By 1960 it had been two years since Presley had made his last film, King Creole. Despite his previous three films being mostly slated by the critics, they warmed to King Creole and its star.Presley felt confident that he had a future in acting after this praise and he was looking forward to returning to Hollywood after his time in the army.
Eight months prior to Presley being discharged, producer Hal Wallis visited with him in Germany to go over the script for G.I. Blues and film some on-location scenes. Although some scenes were used in the final film, Presley did not film at any time during his time there. The U.S. Army supplied tanks and vehicles on manoeuvres to be used in the filming, and appointed public information officer John J. Mawn (1915–2007) as technical advisor for the film. Mawn had presided over Presley's military press conferences.
Presley returned to the U.S. in March 1960 and began work on the film in late April. The film, which was not well received by critics, was released on November 23, 1960, and finished the year as the fourteenth biggest box office grossing film of 1960 generating $4.3 million. Despite critics being dismissive of the overall plot, they did praise Presley's acting ability and the film was nominated for three awards in 1961: Best Soundtrack album Grammy, Grammy for Best Vocal Performance, Album, Male, and WGA Best Written Musical. Presley's return to the screen led to a riot in a Mexico City theater showing G.I. Blues, prompting the Mexican government to ban Presley's movies.
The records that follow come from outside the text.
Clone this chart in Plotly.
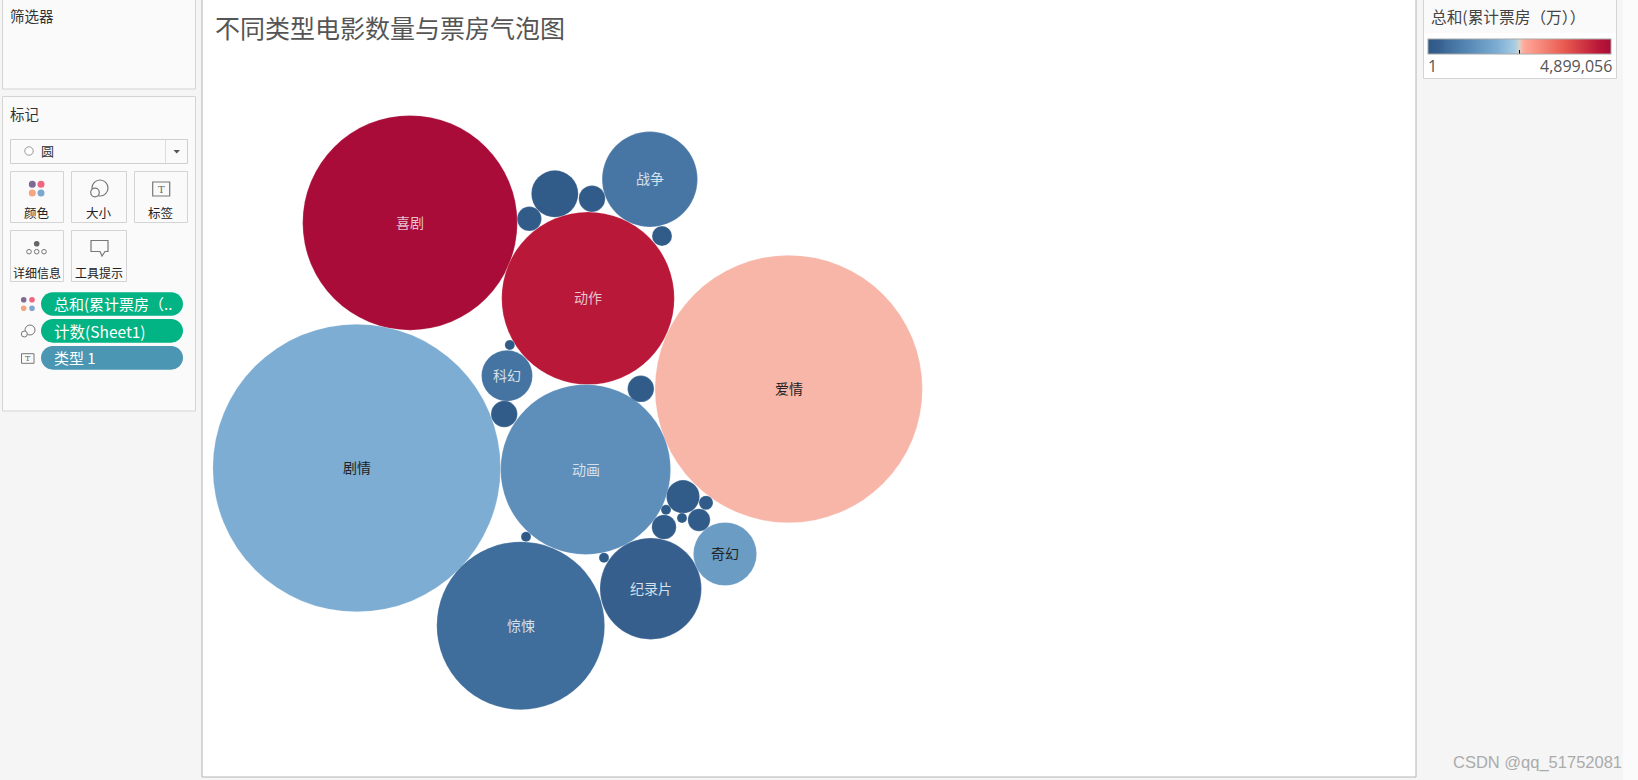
import plotly.graph_objects as go

# ---------- data ----------
genres = ["剧情", "爱情", "喜剧", "动作", "动画", "惊悚", "纪录片", "战争", "奇幻", "科幻",
          "", "", "", "", "", "", "", "", "", "", "", "", "", "", ""]
film_counts = [828, 715, 461, 298, 289, 282, 103, 91, 40, 26,
               22, 11, 7, 7, 7, 6, 6, 5, 4, 2, 1, 1, 1, 1, 1]
box_office = [1860000, 2520000, 4899056, 4550000, 1225000, 490000, 294000, 686000, 1470000, 640000,
              98000, 98000, 98000, 98000, 98000, 98000, 98000, 98000, 98000, 98000, 60000, 30000, 20000, 10000, 1]
bubble_x = [356.7, 788.7, 410.0, 588.0, 585.6, 520.7, 650.7, 649.8, 725.0, 507.0,
            554.8, 683.0, 592.0, 504.2, 640.8, 664.0, 529.3, 699.0, 662.0, 706.0, 509.8, 604.0, 526.0, 682.0, 666.0]
bubble_y = [468.0, 389.0, 222.8, 298.3, 469.5, 625.7, 588.7, 179.3, 554.0, 375.8,
            193.8, 496.7, 198.7, 414.0, 388.8, 527.0, 218.8, 520.0, 236.0, 502.8, 345.0, 557.8, 536.8, 518.0, 509.8]
label_colors = ["#222222", "#222222", "#E8C4CE", "#E8C4CE", "#D5E0EA", "#D5E0EA", "#D5E0EA", "#D5E0EA", "#222222", "#D5E0EA"]
value_min, value_max = 1, 4899056
legend_title = "总和(累计票房（万））"
chart_title = "不同类型电影数量与票房气泡图"
watermark = "CSDN @qq_51752081"

CJK = "Noto Sans CJK SC"
colorscale = [
    [0.00, "#2E5A87"], [0.06, "#365F8D"], [0.10, "#3F6E9C"], [0.14, "#4776A4"],
    [0.25, "#5E8FBB"], [0.30, "#6A9CC4"], [0.38, "#7DADD3"], [0.47, "#A5CBE3"],
    [0.50, "#D5D3CB"], [0.515, "#F9B5A8"], [0.53, "#FFA797"], [0.75, "#E8584F"],
    [0.93, "#BA1838"], [1.00, "#A90C38"],
]

shapes, annots = [], []


def rect(x0, y0, x1, y1, fill="rgba(0,0,0,0)", line="#D4D4D4", w=1):
    shapes.append(dict(type="rect", x0=x0, y0=y0, x1=x1, y1=y1, fillcolor=fill,
                       line=dict(color=line, width=w), layer="below"))


def circ(cx, cy, r, fill="rgba(0,0,0,0)", line="rgba(0,0,0,0)", w=1):
    shapes.append(dict(type="circle", x0=cx - r, y0=cy - r, x1=cx + r, y1=cy + r, fillcolor=fill,
                       line=dict(color=line, width=w), layer="below"))


def pill(x0, y0, x1, y1, fill):
    r = (y1 - y0) / 2
    k = r * 0.5523
    ym = (y0 + y1) / 2
    shapes.append(dict(type="path", fillcolor=fill, line=dict(width=0), layer="below",
                       path=(f"M{x0+r},{y0} L{x1-r},{y0} "
                             f"C{x1-r+k},{y0} {x1},{ym-k} {x1},{ym} "
                             f"C{x1},{ym+k} {x1-r+k},{y1} {x1-r},{y1} "
                             f"L{x0+r},{y1} "
                             f"C{x0+r-k},{y1} {x0},{ym+k} {x0},{ym} "
                             f"C{x0},{ym-k} {x0+r-k},{y0} {x0+r},{y0} Z")))


def text(x, y, s, size=13, color="#333333", anchor="left", family=CJK):
    annots.append(dict(x=x, y=y, text=s, showarrow=False, xanchor=anchor, yanchor="middle",
                       font=dict(family=family, size=size, color=color), xref="x", yref="y",
                       borderpad=0, borderwidth=0))


def color_dots(cx0, cx1, cy0, cy1, r):
    for cx, cy, c in [(cx0, cy0, "#7F6A93"), (cx1, cy0, "#F0657F"), (cx0, cy1, "#F4A582"), (cx1, cy1, "#7FA6D0")]:
        circ(cx, cy, r, fill=c)


# background strips and main canvas
rect(1623, -2, 1640, 782, fill="#FBFBFB", line="rgba(0,0,0,0)", w=0)
rect(202, -2, 1416, 777, fill="#FFFFFF", line="#B4B4B4", w=1)

# filter card
rect(2.5, -3, 195.5, 89, fill="#FAFAFA")
text(10, 15.5, "筛选器", 14.5)

# marks card
rect(2.5, 96.5, 195.5, 411, fill="#FAFAFA")
text(10, 113.5, "标记", 14.5)
rect(10.5, 139.5, 187.5, 163.5, fill="#FAFAFA", line="#CFCFCF")
shapes.append(dict(type="line", x0=165.5, x1=165.5, y0=140, y1=163, line=dict(color="#DDDDDD", width=1), layer="below"))
shapes.append(dict(type="path", path="M173.5,150 L180,150 L176.7,153.5 Z", fillcolor="#555555", line=dict(width=0), layer="below"))
circ(29, 151, 4.2, fill="#FFFFFF", line="#999999")
text(41, 150.5, "圆", 13)

for x0, x1, y0, y1 in [(10.5, 63.5, 171.5, 222.5), (71.5, 126.5, 171.5, 222.5), (134.5, 187.5, 171.5, 222.5),
                       (10.5, 63.5, 230.5, 281.5), (71.5, 126.5, 230.5, 281.5)]:
    rect(x0, y0, x1, y1, fill="#FAFAFA")

# button icons
color_dots(32.3, 41, 184.3, 193, 3.5)
circ(100, 188, 8, fill="#FAFAFA", line="#777777", w=1.2)
circ(95, 192.5, 4.3, fill="#FAFAFA", line="#777777", w=1.2)
rect(152.7, 182, 169.7, 196, fill="#FAFAFA", line="#777777", w=1.2)
text(161.2, 189, "T", 10, "#666666", "center", "DejaVu Serif")
circ(36.7, 243.7, 2.8, fill="#666666")
for cx in (29, 36.7, 44):
    circ(cx, 251.7, 2.3, fill="#FAFAFA", line="#777777")
shapes.append(dict(type="path", layer="below", fillcolor="#FAFAFA", line=dict(color="#777777", width=1.2),
                   path="M91,240.5 L108,240.5 L108,251.5 L105,251.5 L102,256 L100,251.5 L91,251.5 Z"))

text(37, 212.5, "颜色", 12.5, "#222222", "center")
text(99, 212.5, "大小", 12.5, "#222222", "center")
text(161, 212.5, "标签", 12.5, "#222222", "center")
text(37, 272, "详细信息", 12, "#222222", "center")
text(99, 272, "工具提示", 12, "#222222", "center")

# shelf pills
pill(41, 292.3, 183, 315.7, "#02B384")
pill(41, 319, 183, 342.7, "#02B384")
pill(41, 346, 183, 369.7, "#4A96B3")
text(54, 303.5, "总和(累计票房（..", 15, "#FFFFFF")
text(54, 330.5, "计数(Sheet1)", 15.5, "#FFFFFF")
text(54, 357.5, "类型 1", 15, "#FFFFFF")
color_dots(23.7, 32, 299.7, 308.3, 2.8)
circ(30, 330, 5, fill="#FAFAFA", line="#777777")
circ(24.3, 334, 3, fill="#FAFAFA", line="#777777")
rect(21.5, 353.7, 34, 363.3, fill="#FAFAFA", line="#777777")
text(27.7, 358.5, "T", 8, "#666666", "center", "DejaVu Serif")

# title
text(215, 27, chart_title, 25, "#555555")

# legend card
rect(1423.5, -3, 1616.5, 78.5, fill="#FAFAFA")
rect(1424, 33, 1616, 78, fill="#FFFFFF", line="rgba(0,0,0,0)", w=0)
text(1431, 16, legend_title, 15.7, "#444444")
text(1428, 65.5, f"{value_min}", 16, "#555555", "left", "Open Sans")
text(1611.5, 65.5, f"{value_max:,}", 16, "#555555", "right", "Open Sans")

# watermark
text(1622, 762, watermark, 16.5, "#ABABAB", "right", "Liberation Sans")

# bubble labels, read from the same arrays as the bubbles
for gx, gy, name, col in zip(bubble_x, bubble_y, genres, label_colors):
    annots.append(dict(x=gx, y=gy, text=name, showarrow=False, xanchor="center", yanchor="middle", yshift=1,
                       font=dict(family=CJK, size=14, color=col), xref="x", yref="y"))

fig = go.Figure(go.Scatter(
    x=bubble_x, y=bubble_y, mode="markers",
    hoverinfo="skip", cliponaxis=False,
    marker=dict(
        size=film_counts, sizemode="area", sizeref=0.02, opacity=1,
        color=box_office, cmin=value_min, cmax=value_max, colorscale=colorscale,
        line=dict(color="rgba(255,255,255,0.18)", width=1),
        colorbar=dict(
            orientation="h", thickness=15, thicknessmode="pixels",
            len=183.4, lenmode="pixels", x=1519 / 1638, xanchor="center",
            y=1 - 58.8 / 780, yanchor="bottom", xpad=0, ypad=0,
            outlinecolor="#A8A8A8", outlinewidth=1, borderwidth=0,
            tickmode="array", tickvals=[(value_min + value_max) / 2], ticktext=[""],
            ticks="inside", ticklen=4, tickcolor="#000000", tickwidth=1, showticklabels=False,
        ),
    ),
))

fig.update_layout(
    width=1638, height=780, autosize=False,
    margin=dict(l=0, r=0, t=0, b=0, pad=0),
    paper_bgcolor="#F5F5F5", plot_bgcolor="rgba(0,0,0,0)",
    showlegend=False, hovermode=False,
    xaxis=dict(range=[0, 1638], visible=False, fixedrange=True),
    yaxis=dict(range=[780, 0], visible=False, fixedrange=True),
    shapes=shapes, annotations=annots,
)

fig.write_html("out.html", config={"displayModeBar": False},
               post_script="document.body.style.margin='0';document.body.style.overflow='hidden';")
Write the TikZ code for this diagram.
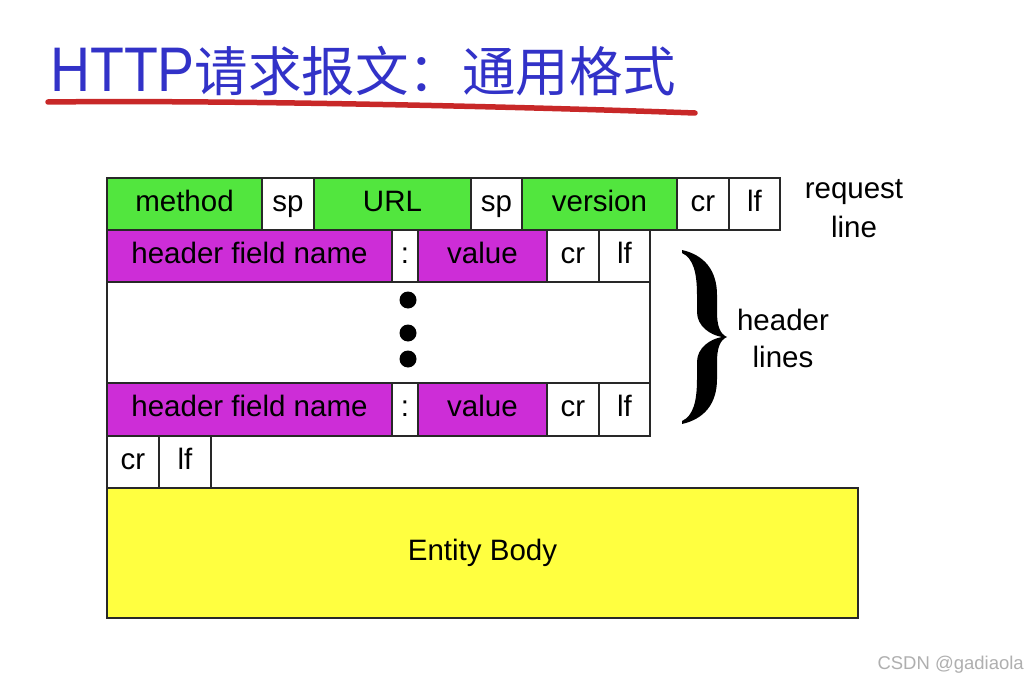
\documentclass[tikz,border=0pt]{standalone}
\usepackage{fontspec}
\setmainfont{Liberation Sans}
\newfontfamily\cjk{Noto Sans CJK SC}
\definecolor{cellgreen}{RGB}{82,230,62}
\definecolor{cellmag}{RGB}{205,45,215}
\definecolor{bodyyel}{RGB}{255,255,64}
\definecolor{titleblue}{RGB}{50,50,200}
\definecolor{ulred}{RGB}{200,40,40}
\definecolor{linegray}{RGB}{40,40,40}
\definecolor{wmgray}{RGB}{175,175,175}
\tikzset{
  cellbox/.style={draw=linegray, line width=1.1pt, inner sep=0pt, outer sep=0pt,
    anchor=north west, font=\fontsize{29.5}{34}\selectfont, text height=20pt, text depth=6pt},
  sidelabel/.style={anchor=base, inner sep=0pt, font=\fontsize{29.5}{34}\selectfont},
  dotmark/.style={circle, fill=black, minimum size=17pt, inner sep=0pt}
}
\newcommand\mycell[7]{\node[cellbox, fill=#6, minimum width=#4pt, minimum height=#5pt] (#1) at (#2,#3) {#7};}
\begin{document}
\begin{tikzpicture}[x=1pt,y=-1pt]
\useasboundingbox (0,0) rectangle (1028,682);
\fill[white] (0,0) rectangle (1028,682);

% title
\node[anchor=base west, inner sep=0pt, text=titleblue] (title) at (50,92)
  {\fontsize{63}{70}\selectfont\scalebox{0.88}[1]{HTTP}\fontsize{53.5}{60}\selectfont\cjk 请求报文：通用格式};
\draw[ulred, line width=5.5pt, line cap=round] (48,102) .. controls (220,100) and (500,106) .. (695,113);

% request line
\mycell{method}{107}{178}{155}{52}{cellgreen}{method}
\mycell{spA}{262}{178}{52}{52}{white}{sp}
\mycell{url}{314}{178}{157}{52}{cellgreen}{URL}
\mycell{spB}{471}{178}{51}{52}{white}{sp}
\mycell{version}{522}{178}{155}{52}{cellgreen}{version}
\mycell{crA}{677}{178}{52}{52}{white}{cr}
\mycell{lfA}{729}{178}{51}{52}{white}{lf}

% header line 1
\mycell{hfnA}{107}{230}{285}{52}{cellmag}{header field name\hspace{10pt}}
\mycell{colA}{392}{230}{26}{52}{white}{:}
\mycell{valA}{418}{230}{129}{52}{cellmag}{value}
\mycell{crB}{547}{230}{52}{52}{white}{cr}
\mycell{lfB}{599}{230}{51}{52}{white}{lf}

% dots box
\mycell{dotsbox}{107}{282}{543}{101}{white}{}
\node[dotmark] (dotA) at (408,300) {};
\node[dotmark] (dotB) at (408,333) {};
\node[dotmark] (dotC) at (408,359) {};

% header line n
\mycell{hfnB}{107}{383}{285}{53}{cellmag}{header field name\hspace{10pt}}
\mycell{colB}{392}{383}{26}{53}{white}{:}
\mycell{valB}{418}{383}{129}{53}{cellmag}{value}
\mycell{crC}{547}{383}{52}{53}{white}{cr}
\mycell{lfC}{599}{383}{51}{53}{white}{lf}

% blank line
\mycell{crD}{107}{436}{52}{52}{white}{cr}
\mycell{lfD}{159}{436}{52}{52}{white}{lf}

% entity body
\mycell{body}{107}{488}{751}{130}{bodyyel}{Entity Body\hspace{8pt}}

% side labels
\node[sidelabel] (reqA) at (854,198) {request};
\node[sidelabel] (reqB) at (854,237) {line};
\node[sidelabel] (hdrA) at (783,330) {header};
\node[sidelabel] (hdrB) at (783,367) {lines};

% brace
\fill[black] (682,250) .. controls (704,255) and (717,270) .. (717,295) -- (717,312)
  .. controls (717,326) and (720,334) .. (727,337)
  .. controls (720,340) and (717,348) .. (717,362) -- (717,379)
  .. controls (717,404) and (704,419) .. (682,424) -- (682,421)
  .. controls (693,416) and (697,402) .. (697,379) -- (697,362)
  .. controls (697,348) and (710,339) .. (722,337)
  .. controls (710,335) and (697,326) .. (697,312) -- (697,295)
  .. controls (697,272) and (693,258) .. (682,253) -- cycle;

% watermark
\node[anchor=base east, inner sep=0pt, text=wmgray, font=\fontsize{18.5}{22}\selectfont] (wm) at (1024,669) {CSDN @gadiaola};
\end{tikzpicture}
\end{document}
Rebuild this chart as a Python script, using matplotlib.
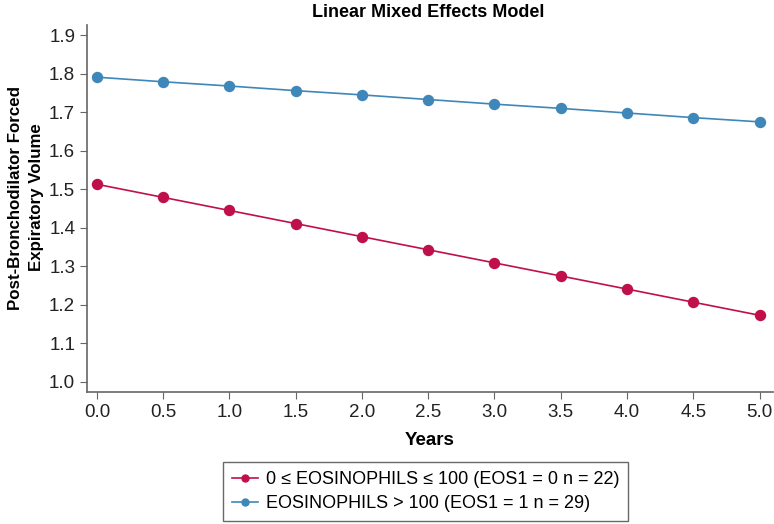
import matplotlib.pyplot as plt
import numpy as np

plt.rcParams['font.family'] = ['Liberation Sans', 'DejaVu Sans']

years = [0.0, 0.5, 1.0, 1.5, 2.0, 2.5, 3.0, 3.5, 4.0, 4.5, 5.0]
eos_low = [1.513, 1.479, 1.445, 1.411, 1.377, 1.343, 1.309, 1.275, 1.241, 1.207, 1.173]
eos_high = [1.791, 1.779, 1.768, 1.756, 1.745, 1.733, 1.721, 1.710, 1.698, 1.686, 1.675]
labels = ['0 \u2264 EOSINOPHILS \u2264 100 (EOS1 = 0 n = 22)',
          'EOSINOPHILS > 100 (EOS1 = 1 n = 29)']
xticks = [0.0, 0.5, 1.0, 1.5, 2.0, 2.5, 3.0, 3.5, 4.0, 4.5, 5.0]
yticks = [1.0, 1.1, 1.2, 1.3, 1.4, 1.5, 1.6, 1.7, 1.8, 1.9]

red = '#c0104a'
blue = '#3f87b8'

fig = plt.figure(figsize=(7.74, 5.24), dpi=100)
ax = fig.add_axes([0.1124, 0.252, 0.886, 0.70])

ax.plot(years, eos_low, color=red, lw=1.2, marker='o', ms=7.2, label=labels[0])
ax.plot(years, eos_high, color=blue, lw=1.2, marker='o', ms=7.2, label=labels[1])

ax.set_xlim(-0.075, 5.1)
ax.set_ylim(0.974, 1.926)
ax.set_xticks(xticks)
ax.set_xticklabels(['%.1f' % v for v in xticks])
ax.set_yticks(yticks)
ax.set_yticklabels(['%.1f' % v for v in yticks])

for s in ['top', 'right']:
    ax.spines[s].set_visible(False)
for s in ['left', 'bottom']:
    ax.spines[s].set_color('#666666')
    ax.spines[s].set_linewidth(1.2)
ax.tick_params(direction='out', length=5, color='#666666', labelsize=13.5, labelcolor='#222222')

ax.set_title('Linear Mixed Effects Model', fontsize=13, fontweight='bold', pad=6, x=0.497)
ax.set_xlabel('Years', fontsize=13.5, fontweight='bold', labelpad=8)
ax.set_ylabel('Post-Bronchodilator Forced\nExpiratory Volume', fontsize=12.2, fontweight='bold',
              linespacing=1.5)
ax.yaxis.set_label_coords(-0.063, 0.53)

leg = ax.legend(loc='upper center', bbox_to_anchor=(0.494, -0.176), fontsize=13, frameon=True,
                fancybox=False, edgecolor='#444444', handlelength=1.4, handletextpad=0.45,
                borderpad=0.5, borderaxespad=0.3, labelspacing=0.4)
leg.get_frame().set_linewidth(1.0)
for h in leg.legend_handles:
    h.set_markersize(5)

fig.savefig('out.png', dpi=100)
The success of G.I. Blues may have ironically been the catalyst for the formulaic films that Presley was to make for much of the 1960s. His next two films, Flaming Star and Wild in the Country, were more straight acting vehicles, with fewer songs and a more serious approach to the plot lines. However, despite Presley relishing a meatier role and enjoying the chance to act dramatically, both films were less successful at the box office than G.I. Blues had been, resulting in a return to the musical-comedy genre with Blue Hawaii as his next film role. Blue Hawaii proved to be even more profitable than G.I. Blues and set in stone the future of Presley's Hollywood career.